These Final Hours
Director: Zak Hilditch
Writer: Zak Hilditch
Cast: Nathan Phillips, Jessica De Gouw, Angourie Rice, Kathryn Beck, Daniel Henshall
Part of: /slash Filmfestival
[Reviews by cornholio and Maynard Morrissey.]
Earth is dying and its final hours have arrived. Huge parts of it are already dead. In Australia, everybody is waiting and trying to fill those last hours. James (Nathan Phillips) is supposed to be at a party with his girlfriend Vicky (Kathryn Beck), so he leaves Zoe (Jessica De Gouw) with whom he’s been having an affair, despite the fact that she reveals that she is pregnant. But on the way to the party, James sees Rose (Angourie Rice), a twelve-year-old girl, being dragged into a house by two men and he can’t just leave her there. But after he saves her he doesn’t really know what do with her.
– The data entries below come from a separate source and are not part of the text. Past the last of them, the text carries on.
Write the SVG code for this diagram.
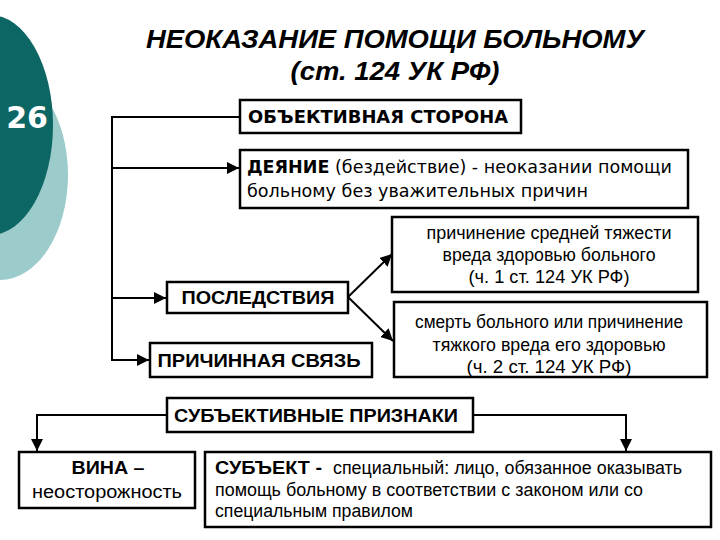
<svg xmlns="http://www.w3.org/2000/svg" width="720" height="540" viewBox="0 0 720 540">
<style>
.box{fill:#fff;stroke:#000;stroke-width:2.5}
.ln{fill:none;stroke:#000;stroke-width:2}
.v{font-family:"DejaVu Sans",Verdana,sans-serif;font-size:18px;fill:#000}
.a{font-family:"Liberation Sans",Arial,sans-serif;font-size:18px;fill:#000}
.b{font-weight:bold}
.c{text-anchor:middle}
</style>
<defs>
<marker id="ah" viewBox="0 0 10 10" refX="10" refY="5" markerWidth="6" markerHeight="6" orient="auto" markerUnits="strokeWidth">
<path d="M0,0 L10,5 L0,10 z" fill="#000"/>
</marker>
</defs>
<rect width="720" height="540" fill="#fff"/>
<g id="decor">
<ellipse cx="0" cy="175" rx="68" ry="105" fill="#9ccbcb"/>
<ellipse cx="-10" cy="125" rx="63" ry="110" fill="#0c6663"/>
<text x="27" y="128" font-family="DejaVu Sans,sans-serif" font-weight="bold" font-size="30" fill="#fff" text-anchor="middle">26</text>
</g>
<g id="title" font-family="Liberation Sans,Arial,sans-serif" font-weight="bold" font-style="italic" font-size="25" text-anchor="middle">
<text x="395" y="48" textLength="498" lengthAdjust="spacingAndGlyphs">НЕОКАЗАНИЕ ПОМОЩИ БОЛЬНОМУ</text>
<text x="395" y="80" textLength="209" lengthAdjust="spacingAndGlyphs">(ст. 124 УК РФ)</text>
</g>
<g id="connectors">
<path class="ln" d="M240,117 H112 V361"/>
<path class="ln" d="M112,168 H239" marker-end="url(#ah)"/>
<path class="ln" d="M112,298 H166" marker-end="url(#ah)"/>
<path class="ln" d="M112,360 H149" marker-end="url(#ah)"/>
<path class="ln" d="M348,297 L392,254" marker-end="url(#ah)"/>
<path class="ln" d="M348,297 L393,341" marker-end="url(#ah)"/>
<path class="ln" d="M167,415 H37 V451" marker-end="url(#ah)"/>
<path class="ln" d="M473,415 H626 V451" marker-end="url(#ah)"/>
</g>
<g id="objective">
<rect class="box" x="240" y="100" width="281" height="33"/>
<text class="v b" x="248" y="123" textLength="260" lengthAdjust="spacingAndGlyphs">ОБЪЕКТИВНАЯ СТОРОНА</text>
</g>
<g id="act">
<rect class="box" x="240" y="150" width="448" height="58"/>
<text class="v" x="247" y="173" textLength="425" lengthAdjust="spacingAndGlyphs"><tspan class="b">ДЕЯНИЕ</tspan> (бездействие) - неоказании помощи</text>
<text class="v" x="247" y="197" textLength="341" lengthAdjust="spacingAndGlyphs">больному без уважительных причин</text>
</g>
<g id="consequences">
<rect class="box" x="167" y="282" width="181" height="31"/>
<text class="a b c" x="258" y="304" textLength="153" lengthAdjust="spacingAndGlyphs">ПОСЛЕДСТВИЯ</text>
</g>
<g id="causal">
<rect class="box" x="150" y="343" width="222" height="34"/>
<text class="a b c" x="259" y="367" textLength="203" lengthAdjust="spacingAndGlyphs">ПРИЧИННАЯ СВЯЗЬ</text>
</g>
<g id="moderate">
<rect class="box" x="392" y="217" width="306" height="75"/>
<text class="a c" x="549" y="239" textLength="245" lengthAdjust="spacingAndGlyphs">причинение средней тяжести</text>
<text class="a c" x="549" y="261" textLength="213" lengthAdjust="spacingAndGlyphs">вреда здоровью больного</text>
<text class="a c" x="549" y="283" textLength="161" lengthAdjust="spacingAndGlyphs">(ч. 1 ст. 124 УК РФ)</text>
</g>
<g id="death">
<rect class="box" x="394" y="302" width="313" height="75"/>
<text class="a c" x="549" y="328" textLength="268" lengthAdjust="spacingAndGlyphs">смерть больного или причинение</text>
<text class="a c" x="549" y="351" textLength="233" lengthAdjust="spacingAndGlyphs">тяжкого вреда его здоровью</text>
<text class="a c" x="549" y="373" textLength="165" lengthAdjust="spacingAndGlyphs">(ч. 2 ст. 124 УК РФ)</text>
</g>
<g id="subjective">
<rect class="box" x="167" y="398" width="306" height="34"/>
<text class="a b c" x="316" y="422" textLength="284" lengthAdjust="spacingAndGlyphs">СУБЪЕКТИВНЫЕ ПРИЗНАКИ</text>
</g>
<g id="guilt">
<rect class="box" x="19" y="452" width="176" height="56"/>
<text class="a b c" x="108" y="474" font-size="20" textLength="73" lengthAdjust="spacingAndGlyphs">ВИНА –</text>
<text class="a c" x="107" y="498" font-size="19" textLength="150" lengthAdjust="spacingAndGlyphs">неосторожность</text>
</g>
<g id="subject">
<rect class="box" x="205" y="452" width="506" height="75"/>
<text class="a b" x="215" y="474" font-size="19" textLength="107" lengthAdjust="spacingAndGlyphs">СУБЪЕКТ -</text>
<text class="a" x="333" y="474" textLength="349" lengthAdjust="spacingAndGlyphs">специальный: лицо, обязанное оказывать</text>
<text class="a" x="215" y="496" textLength="428" lengthAdjust="spacingAndGlyphs">помощь больному в соответствии с законом или со</text>
<text class="a" x="215" y="517" textLength="198" lengthAdjust="spacingAndGlyphs">специальным правилом</text>
</g>
</svg>
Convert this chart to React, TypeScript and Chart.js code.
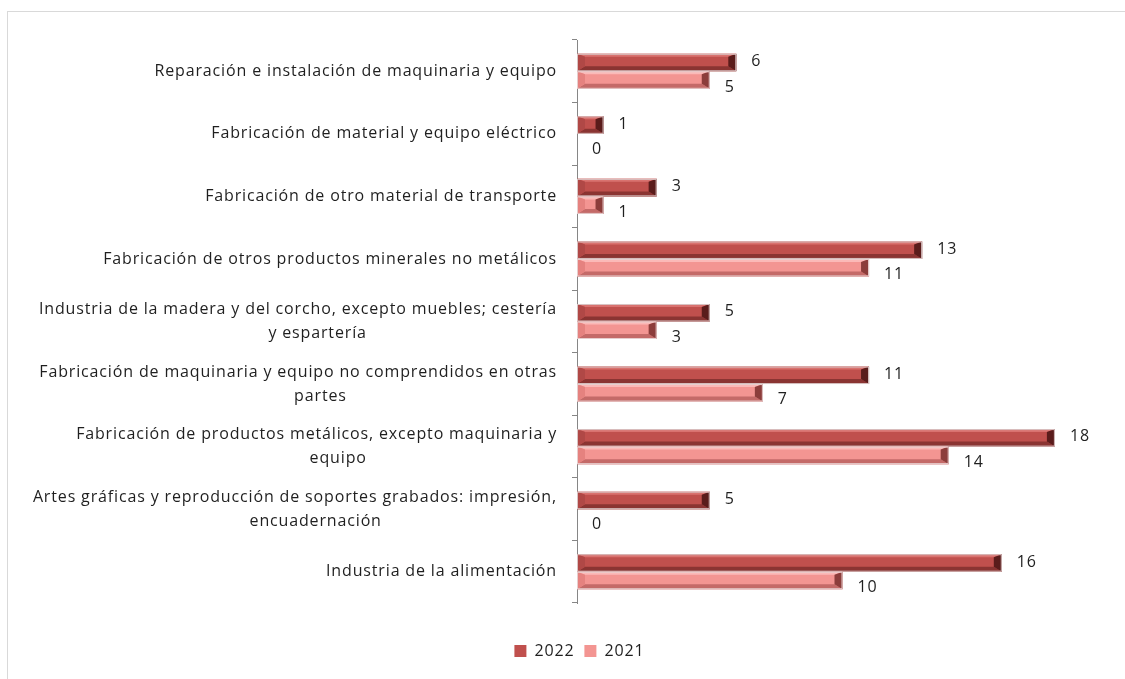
import React, { useEffect, useRef } from "react";
import { Chart, registerables } from "chart.js";

Chart.register(...registerables);

const categories: string[][] = [
  ["Reparación e instalación de maquinaria y equipo"],
  ["Fabricación de material y equipo eléctrico"],
  ["Fabricación de otro material de transporte"],
  ["Fabricación de otros productos minerales no metálicos"],
  ["Industria de la madera y del corcho, excepto muebles; cestería", "y espartería"],
  ["Fabricación de maquinaria y equipo no comprendidos en otras", "partes"],
  ["Fabricación de productos metálicos, excepto maquinaria y", "equipo"],
  ["Artes gráficas y reproducción de soportes grabados: impresión,", "encuadernación"],
  ["Industria de la alimentación"],
];

const seriesNames = ["2022", "2021"];
const values2022 = [6, 1, 3, 13, 5, 11, 18, 5, 16];
const values2021 = [5, 0, 1, 11, 3, 7, 14, 0, 10];

const FONT_FAMILY = "'Open Sans'";
const FONT_SIZE = 16;
const LETTER_SPACING = "0.85px";
const TEXT_COLOR = "#1f1f1f";

const palettes = [
  { body: "#c0504d", top: "#d9726f", bottom: "#8a3432", right: "#5a1c1b", left: "#b04846", outline: "#d8c4c4" },
  { body: "#f39592", top: "#fbb9b7", bottom: "#c46a68", right: "#8c3d3b", left: "#e5827f", outline: "#e6cfcf" },
];

function padSecondLine(lines: string[]): string[] {
  if (lines.length < 2) return lines;
  const c: any = document.createElement("canvas").getContext("2d")!;
  c.font = `${FONT_SIZE}px ${FONT_FAMILY}`;
  c.letterSpacing = LETTER_SPACING;
  const w1 = c.measureText(lines[0]).width;
  const w2 = c.measureText(lines[1]).width;
  const sp = c.measureText(" ").width;
  const trail = w1 / 2 - 20 - w2 / 2;
  const n = Math.max(0, Math.round(trail / sp));
  return [lines[0], lines[1] + " ".repeat(n)];
}

const spacingPlugin = {
  id: "spacing",
  beforeDraw(chart: any) {
    chart.ctx.letterSpacing = LETTER_SPACING;
  },
};

const bevelPlugin = {
  id: "bevel",
  afterDatasetsDraw(chart: any) {
    const ctx = chart.ctx;
    chart.data.datasets.forEach((ds: any, di: number) => {
      const meta = chart.getDatasetMeta(di);
      const p = palettes[di];
      meta.data.forEach((el: any) => {
        const x0 = Math.min(el.base, el.x);
        const x1 = Math.max(el.base, el.x);
        const h = el.height;
        const y0 = el.y - h / 2;
        const y1 = el.y + h / 2;
        if (x1 - x0 < 1) return;
        const bs = Math.min(8, (x1 - x0) / 2);
        const bt = 3;
        const bb = 5;
        ctx.save();
        const poly = (pts: number[][], color: string) => {
          ctx.beginPath();
          ctx.moveTo(pts[0][0], pts[0][1]);
          for (let i = 1; i < pts.length; i++) ctx.lineTo(pts[i][0], pts[i][1]);
          ctx.closePath();
          ctx.fillStyle = color;
          ctx.fill();
        };
        poly([[x0, y0], [x1, y0], [x1 - bs, y0 + bt], [x0 + bs, y0 + bt]], p.top);
        poly([[x0, y1], [x1, y1], [x1 - bs, y1 - bb], [x0 + bs, y1 - bb]], p.bottom);
        poly([[x1, y0], [x1, y1], [x1 - bs, y1 - bb], [x1 - bs, y0 + bt]], p.right);
        poly([[x0, y0], [x0, y1], [x0 + bs, y1 - bb], [x0 + bs, y0 + bt]], p.left);
        ctx.strokeStyle = p.outline;
        ctx.lineWidth = 1;
        ctx.strokeRect(x0 + 0.5, y0 + 0.5, x1 - x0 - 1, h - 1);
        ctx.restore();
      });
    });
  },
};

const valueLabelPlugin = {
  id: "valueLabels",
  afterDatasetsDraw(chart: any) {
    const ctx = chart.ctx;
    ctx.save();
    ctx.font = `${FONT_SIZE}px ${FONT_FAMILY}`;
    ctx.letterSpacing = LETTER_SPACING;
    ctx.fillStyle = TEXT_COLOR;
    ctx.textAlign = "left";
    ctx.textBaseline = "middle";
    chart.data.datasets.forEach((ds: any, di: number) => {
      const meta = chart.getDatasetMeta(di);
      const dy = di === 0 ? -1 : 7;
      meta.data.forEach((el: any, i: number) => {
        ctx.fillText(String(ds.data[i]), Math.max(el.x, el.base) + 15, el.y + dy);
      });
    });
    ctx.restore();
  },
};

export default function App() {
  const ref = useRef<HTMLCanvasElement>(null);

  useEffect(() => {
    if (!ref.current) return;
    const chart = new Chart(ref.current, {
      type: "bar",
      data: {
        labels: categories.map(padSecondLine) as any,
        datasets: [
          {
            label: seriesNames[0],
            data: values2022,
            backgroundColor: palettes[0].body,
            borderWidth: 0,
          },
          {
            label: seriesNames[1],
            data: values2021,
            backgroundColor: palettes[1].body,
            borderWidth: 0,
          },
        ],
      },
      options: {
        indexAxis: "y",
        responsive: false,
        animation: false,
        devicePixelRatio: 1,
        layout: { padding: { left: 36, right: 17, top: 28, bottom: 10 } },
        datasets: {
          bar: { categoryPercentage: 0.56, barPercentage: 1 },
        },
        scales: {
          x: { display: false, min: 0, max: 20 },
          y: {
            afterFit: (scale: any) => {
              scale.width = 533;
              // let long wrapped labels extend past the axis box (no clipping)
              scale._computeLabelArea = () => undefined;
            },
            border: { display: true, color: "#868686", width: 1 },
            grid: {
              display: true,
              drawOnChartArea: false,
              drawTicks: true,
              tickLength: 5,
              color: "#868686",
              offset: true,
            },
            ticks: {
              autoSkip: false,
              padding: 15,
              color: TEXT_COLOR,
              font: { family: FONT_FAMILY, size: FONT_SIZE, lineHeight: "24px" },
            },
          },
        },
        plugins: {
          tooltip: { enabled: false },
          legend: {
            display: true,
            position: "bottom",
            title: { display: true, text: "", font: { size: 10 }, padding: 9 },
            labels: {
              boxWidth: 12,
              boxHeight: 12,
              padding: 10,
              color: TEXT_COLOR,
              font: { family: FONT_FAMILY, size: FONT_SIZE },
            },
          },
        },
      } as any,
      plugins: [spacingPlugin, bevelPlugin, valueLabelPlugin],
    });
    return () => chart.destroy();
  }, []);

  return (
    <div
      style={{
        position: "fixed",
        left: 0,
        top: 0,
        width: 1125,
        height: 679,
        overflow: "hidden",
        background: "#fff",
      }}
    >
      <div
        style={{
          position: "absolute",
          left: 7,
          top: 11,
          width: 1200,
          height: 800,
          borderLeft: "1px solid #d9d9d9",
          borderTop: "1px solid #d9d9d9",
        }}
      />
      <canvas
        ref={ref}
        width={1117}
        height={667}
        style={{ position: "absolute", left: 8, top: 12, width: 1117, height: 667 }}
      />
    </div>
  );
}
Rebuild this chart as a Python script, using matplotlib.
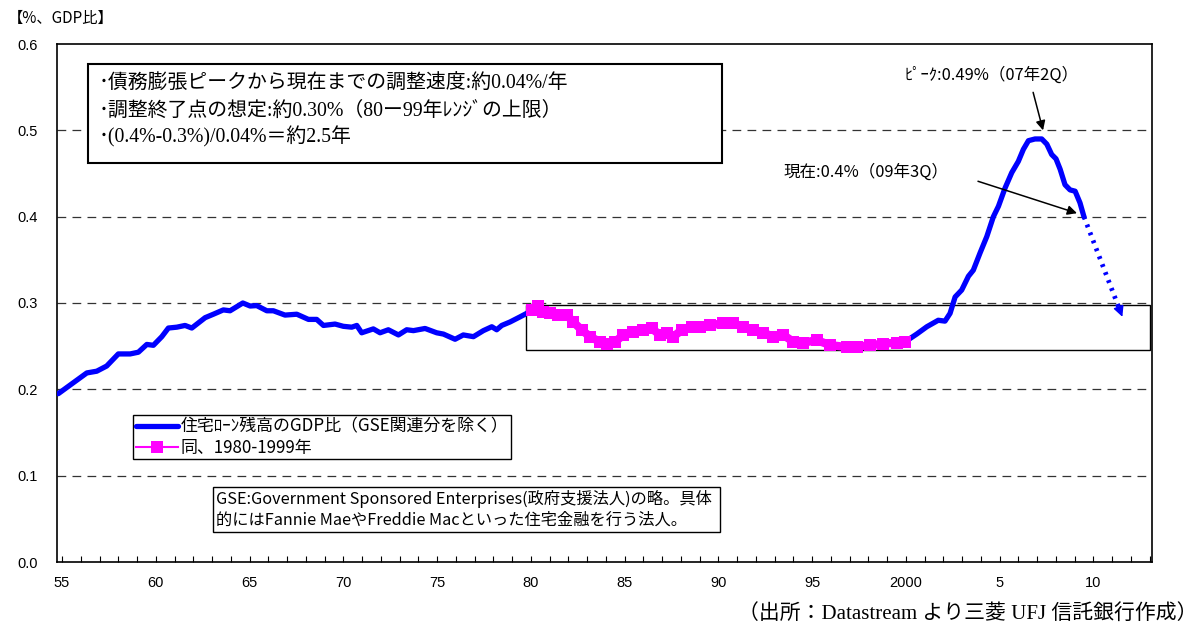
import matplotlib
matplotlib.use("Agg")
import matplotlib.pyplot as plt
from matplotlib.patches import Rectangle
import numpy as np

# Mortgage outstanding / GDP (excluding GSE-related), read as (year, ratio %)
years = [1954.8, 1956.32, 1956.85, 1957.38, 1958.00, 1958.63, 1959.07, 1959.52, 1959.87,
         1960.32, 1960.67, 1961.12, 1961.56, 1961.92, 1962.63, 1963.07, 1963.60, 1963.96,
         1964.64, 1965.03, 1965.38, 1965.92, 1966.27, 1966.89, 1967.52, 1968.14, 1968.58,
         1968.94, 1969.56, 1970.00, 1970.45, 1970.72, 1970.98, 1971.60, 1971.96, 1972.40,
         1972.94, 1973.38, 1973.74, 1974.36, 1974.98, 1975.34, 1975.96, 1976.40, 1976.94,
         1977.47, 1977.92, 1978.18, 1978.45, 1978.89, 1979.43, 1979.78,
         1980.05, 1980.40, 1980.67, 1981.03, 1981.47, 1981.92, 1982.27, 1982.72, 1983.16,
         1983.69, 1984.05, 1984.49, 1984.94, 1985.47, 1986.00, 1986.45, 1986.89, 1987.25,
         1987.60, 1988.05, 1988.58, 1989.03, 1989.56, 1990.27, 1990.80, 1991.34, 1991.87,
         1992.40, 1992.94, 1993.47, 1994.00, 1994.54, 1995.25, 1995.96, 1996.85, 1997.38,
         1998.09, 1998.80, 1999.52, 1999.96,
         2000.58, 2001.12, 2001.73, 2002.09, 2002.36, 2002.63, 2002.98, 2003.34, 2003.60,
         2003.96, 2004.32, 2004.67, 2004.94, 2005.29, 2005.65, 2006.00, 2006.27, 2006.54,
         2006.89, 2007.25, 2007.52, 2007.78, 2008.01, 2008.23, 2008.49, 2008.76, 2009.03,
         2009.29, 2009.50]
ratio = [0.195, 0.219, 0.221, 0.227, 0.241, 0.241, 0.243, 0.252, 0.251,
         0.261, 0.271, 0.272, 0.274, 0.271, 0.283, 0.287, 0.292, 0.291,
         0.300, 0.2965, 0.297, 0.291, 0.291, 0.286, 0.287, 0.281, 0.281,
         0.274, 0.2756, 0.273, 0.272, 0.274, 0.2655, 0.270, 0.2655, 0.269,
         0.263, 0.269, 0.268, 0.2705, 0.2655, 0.264, 0.258, 0.263, 0.261,
         0.268, 0.2725, 0.269, 0.274, 0.278, 0.284, 0.288,
         0.292, 0.2965, 0.290, 0.288, 0.286, 0.286, 0.278, 0.2686, 0.261,
         0.255, 0.253, 0.255, 0.263, 0.2667, 0.269, 0.2705, 0.263, 0.2655,
         0.261, 0.2686, 0.2725, 0.2725, 0.2744, 0.2764, 0.2764, 0.2725, 0.2686,
         0.2655, 0.261, 0.263, 0.255, 0.254, 0.257, 0.2512, 0.249, 0.2495,
         0.251, 0.253, 0.254, 0.255,
         0.264, 0.2725, 0.280, 0.279, 0.288, 0.307, 0.315, 0.331, 0.338,
         0.358, 0.377, 0.400, 0.412, 0.433, 0.451, 0.464, 0.478, 0.488,
         0.490, 0.490, 0.484, 0.472, 0.467, 0.455, 0.437, 0.431, 0.4295,
         0.416, 0.400]

# Projected adjustment path from the latest quarter
proj_years = [2009.50, 2011.55]
proj_ratio = [0.400, 0.284]

# 1980-1999 range band
band_years = [1979.75, 2013.05]
band_ratio = [0.245, 0.298]

x_ticks = [1955, 1960, 1965, 1970, 1975, 1980, 1985, 1990, 1995, 2000, 2005, 2010]
x_labels = ["55", "60", "65", "70", "75", "80", "85", "90", "95", "2000", "5", "10"]
y_ticks = [0.0, 0.1, 0.2, 0.3, 0.4, 0.5, 0.6]

CJK = ["Noto Sans CJK JP", "DejaVu Sans"]
SERIF_MIX = ["Liberation Serif", "Noto Sans CJK JP", "DejaVu Sans"]
plt.rcParams["font.family"] = CJK

W, H = 1200, 628
fig = plt.figure(figsize=(W / 100, H / 100), dpi=100)
ax = fig.add_axes([57 / W, 66 / H, 1095 / W, 518 / H])

def fx(px):
    return px / W

def fy(py):
    return (H - py) / H

yrs = np.array(years)
val = np.array(ratio)
mask = (yrs >= 1980) & (yrs < 2000)

# range band rectangle
ax.add_patch(Rectangle((band_years[0], band_ratio[0]), band_years[1] - band_years[0],
                       band_ratio[1] - band_ratio[0], fill=False, edgecolor="black",
                       linewidth=1.0, zorder=2))

blue_line, = ax.plot(yrs, val, color="#0000FF", linewidth=3.8, solid_capstyle="round",
                     solid_joinstyle="round", zorder=3,
                     label="住宅ﾛｰﾝ残高のGDP比（GSE関連分を除く）")
pink_line, = ax.plot(yrs[mask], val[mask], color="#FF00FF", linewidth=6.0, marker="s",
                     markersize=8, markeredgewidth=0, zorder=4,
                     label="同、1980-1999年")

# dotted projection with arrow head
seg = 0.12
slope = (proj_ratio[0] - proj_ratio[1]) / (proj_years[1] - proj_years[0])
ax.plot([proj_years[0], proj_years[1] - seg], [proj_ratio[0], proj_ratio[1] + slope * seg],
        color="#0000FF", linewidth=3.4, linestyle=(0, (0.6, 1.2)), dash_capstyle="butt", zorder=3)
ax.annotate("", xy=(proj_years[1], proj_ratio[1]),
            xytext=(proj_years[1] - 0.2, proj_ratio[1] + slope * 0.2),
            arrowprops=dict(arrowstyle="-|>", color="#0000FF", lw=1.0, mutation_scale=16,
                            shrinkA=0, shrinkB=0), zorder=3)

ax.set_xlim(1954.73, 2013.13)
ax.set_ylim(0, 0.6)
ax.set_xticks(x_ticks)
ax.set_xticklabels(x_labels, family=["Liberation Sans"], fontsize=10.5)
ax.set_xticks(np.arange(1955, 2014), minor=True)
ax.set_yticks(y_ticks)
ax.set_yticklabels([f"{v:.1f}" for v in y_ticks], family=["Liberation Sans"], fontsize=10.5)
ax.tick_params(axis="x", which="both", direction="in", length=4, width=0.8, pad=10)
ax.tick_params(axis="y", length=0, pad=14)
for s in ax.spines.values():
    s.set_color("black")
    s.set_linewidth(1.2)

for yv in y_ticks[1:-1]:
    ax.axhline(yv, color="#333333", linewidth=0.9, linestyle=(0, (7, 5)), zorder=1)

# legend
leg = ax.legend(handles=[blue_line, pink_line], loc="upper left",
                bbox_to_anchor=(fx(133), fy(415)), bbox_transform=fig.transFigure,
                fontsize=12.2, frameon=True, fancybox=False, edgecolor="black",
                framealpha=1, borderpad=0.15, handlelength=2.5, handletextpad=0.15,
                labelspacing=0.2, borderaxespad=0)
leg.get_frame().set_linewidth(1.0)
leg.legend_handles[1].set_linewidth(1.5)

# header unit
fig.text(fx(8), fy(18), "【%、GDP比】", fontsize=11, va="center", ha="left", family=CJK)

# summary box
fig.add_artist(Rectangle((fx(88), fy(163)), fx(722) - fx(88), fy(64) - fy(163),
                         transform=fig.transFigure, fill=True, facecolor="white",
                         edgecolor="black", linewidth=1.5, zorder=5))
box_lines = ["･債務膨張ピークから現在までの調整速度:約0.04%/年",
             "･調整終了点の想定:約0.30%（80ー99年ﾚﾝｼﾞの上限）",
             "･(0.4%-0.3%)/0.04%＝約2.5年"]
for line, py in zip(box_lines, [84, 111, 137]):
    fig.text(fx(99), fy(py), line, fontsize=14.3, va="center", ha="left",
             family=SERIF_MIX, zorder=6)

# GSE note box
fig.add_artist(Rectangle((fx(213), fy(532)), fx(720) - fx(213), fy(487) - fy(532),
                         transform=fig.transFigure, fill=True, facecolor="white",
                         edgecolor="black", linewidth=1.0, zorder=5))
fig.text(fx(216), fy(499), "GSE:Government Sponsored Enterprises(政府支援法人)の略。具体",
         fontsize=11.7, va="center", ha="left", family=CJK, zorder=6)
fig.text(fx(216), fy(520), "的にはFannie MaeやFreddie Macといった住宅金融を行う法人。",
         fontsize=11.7, va="center", ha="left", family=CJK, zorder=6)

# annotations
fig.text(fx(905), fy(75), "ﾋﾟｰｸ:0.49%（07年2Q）", fontsize=11.9, va="center", ha="left", family=CJK)
ax.annotate("", xy=(2007.32, 0.500), xytext=(2006.79, 0.544),
            arrowprops=dict(arrowstyle="-|>", color="black", lw=1.1, mutation_scale=14,
                            shrinkA=0, shrinkB=0), zorder=6)
fig.text(fx(783), fy(172), "現在:0.4%（09年3Q）", fontsize=11.9, va="center", ha="left", family=CJK)
ax.annotate("", xy=(2009.13, 0.404), xytext=(2003.85, 0.441),
            arrowprops=dict(arrowstyle="-|>", color="black", lw=1.1, mutation_scale=14,
                            shrinkA=0, shrinkB=0), zorder=6)

# source
fig.text(fx(1197), fy(614), "（出所：Datastream より三菱 UFJ 信託銀行作成）", fontsize=15,
         va="center", ha="right", family=SERIF_MIX)

fig.savefig("out.png", dpi=100)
These Final Hours uses an old question – what would you do when the world was about to end? – and tells a compelling story with it. It might not be something we’ve never seen before, but it’s effectively told.
The film’s biggest strength – the part that made it very secondary that it wasn’t too original – was its pacing. The story whisks you along, keeps you engaged, knows when to stop for breathers and when to hurry the action along, when to bring the emotions and when we just needed something to happen.
Pacing is generally a part of films that often goes haywire, that few people notice outright but that will make a huge difference in how the film works. That is also proven here: it really elevates the film from being fine, but forgettable to good.
It’s still not great – James is a little too trope-y and clichéd to be a great leading man, the ending is a little too cheesy, the cast isn’t bad, but the acting wasn’t revelatory either. (though I have to say that I expect good things to come form Angourie Rice who was really strong considering her young age). The writing didn’t make me cringe, but a bit more characterization wouldn’t have been bad.
And even though most of the elements of the film are pretty average, the pacing combined with the haunting images of the apocalyptic, empty city and Rose’s clear communication of her wants and needs (which we rarely get to see in [pre-]adolescent girls) did make the film more than average and into something I really enjoyed to watch and was perfectly engrossed in.